Entries:
|---|

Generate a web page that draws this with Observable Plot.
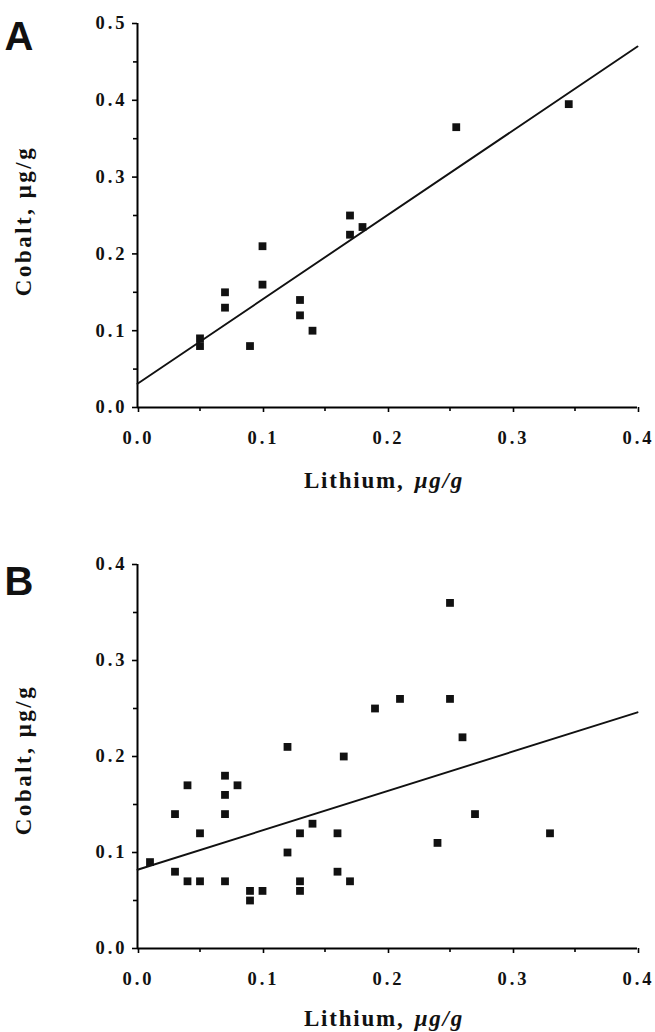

|---|

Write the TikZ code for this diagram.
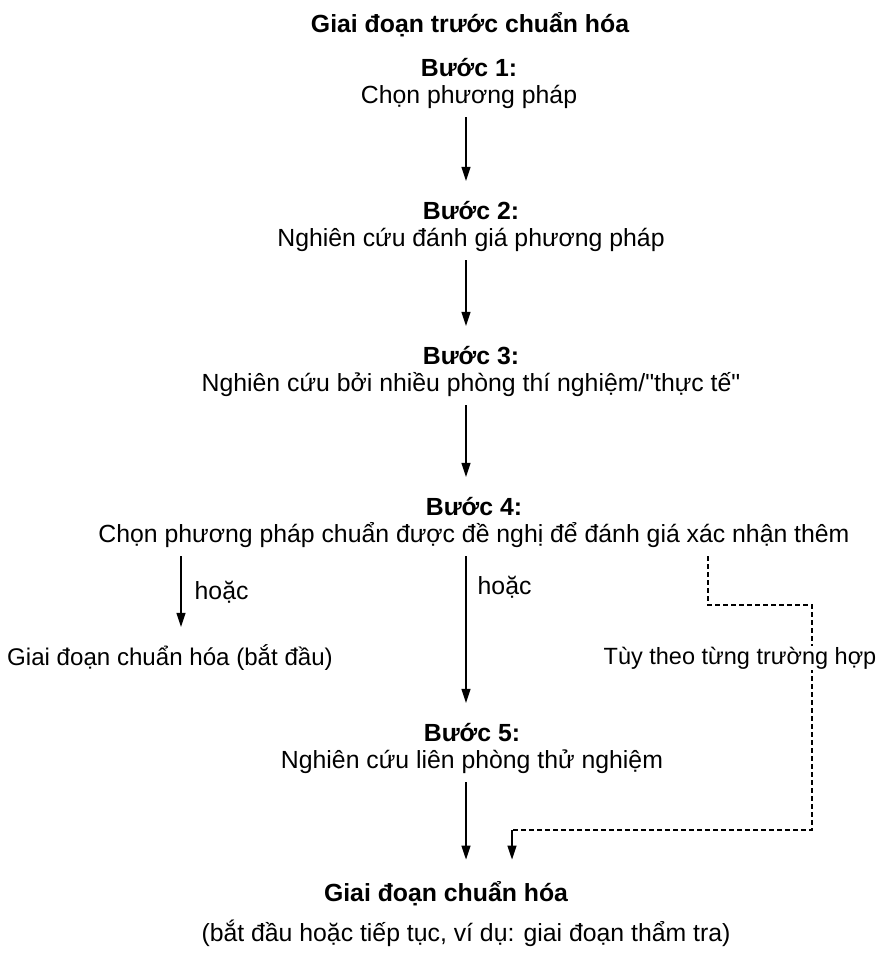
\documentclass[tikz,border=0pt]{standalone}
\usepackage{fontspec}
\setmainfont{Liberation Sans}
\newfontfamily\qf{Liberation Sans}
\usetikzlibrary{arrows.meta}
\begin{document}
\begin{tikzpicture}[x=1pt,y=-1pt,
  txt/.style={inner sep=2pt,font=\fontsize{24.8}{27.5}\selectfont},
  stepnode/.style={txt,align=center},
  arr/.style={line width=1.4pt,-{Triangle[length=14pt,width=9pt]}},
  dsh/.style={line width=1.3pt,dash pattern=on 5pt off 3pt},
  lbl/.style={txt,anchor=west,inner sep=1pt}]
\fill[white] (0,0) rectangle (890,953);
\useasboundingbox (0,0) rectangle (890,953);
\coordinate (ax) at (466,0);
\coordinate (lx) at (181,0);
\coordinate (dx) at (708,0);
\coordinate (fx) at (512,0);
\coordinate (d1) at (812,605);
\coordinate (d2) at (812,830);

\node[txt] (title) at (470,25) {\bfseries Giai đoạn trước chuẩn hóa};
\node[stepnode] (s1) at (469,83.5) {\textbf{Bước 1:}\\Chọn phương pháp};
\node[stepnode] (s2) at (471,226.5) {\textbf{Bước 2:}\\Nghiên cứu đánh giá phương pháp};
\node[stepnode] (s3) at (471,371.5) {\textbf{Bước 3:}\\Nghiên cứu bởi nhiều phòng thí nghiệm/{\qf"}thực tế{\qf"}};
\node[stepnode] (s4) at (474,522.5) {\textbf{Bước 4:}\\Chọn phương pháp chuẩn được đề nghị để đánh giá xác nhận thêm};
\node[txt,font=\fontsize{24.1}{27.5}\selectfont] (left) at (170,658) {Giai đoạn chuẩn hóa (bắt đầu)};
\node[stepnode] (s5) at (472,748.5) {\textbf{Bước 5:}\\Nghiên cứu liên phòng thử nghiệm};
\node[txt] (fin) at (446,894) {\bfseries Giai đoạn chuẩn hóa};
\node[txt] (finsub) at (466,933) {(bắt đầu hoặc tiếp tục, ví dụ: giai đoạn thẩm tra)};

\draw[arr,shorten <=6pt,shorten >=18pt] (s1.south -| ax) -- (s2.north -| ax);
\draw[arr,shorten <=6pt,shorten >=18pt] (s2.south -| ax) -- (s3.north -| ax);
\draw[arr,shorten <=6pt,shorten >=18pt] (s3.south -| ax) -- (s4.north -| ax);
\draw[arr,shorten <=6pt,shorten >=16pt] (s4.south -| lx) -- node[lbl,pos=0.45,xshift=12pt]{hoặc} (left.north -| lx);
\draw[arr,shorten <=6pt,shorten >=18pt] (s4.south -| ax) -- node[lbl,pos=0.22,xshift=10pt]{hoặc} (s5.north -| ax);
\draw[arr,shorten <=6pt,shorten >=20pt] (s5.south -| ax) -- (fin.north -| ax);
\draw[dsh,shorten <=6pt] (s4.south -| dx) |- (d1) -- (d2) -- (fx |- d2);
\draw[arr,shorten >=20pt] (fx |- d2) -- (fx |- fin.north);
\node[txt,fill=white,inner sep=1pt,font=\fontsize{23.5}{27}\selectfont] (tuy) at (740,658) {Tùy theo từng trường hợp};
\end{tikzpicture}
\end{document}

|---|

Task to complete:
Where a line above holds the string "this", show that line.

Result:
Generate a web page that draws this with Observable Plot.
Write the TikZ code for this diagram.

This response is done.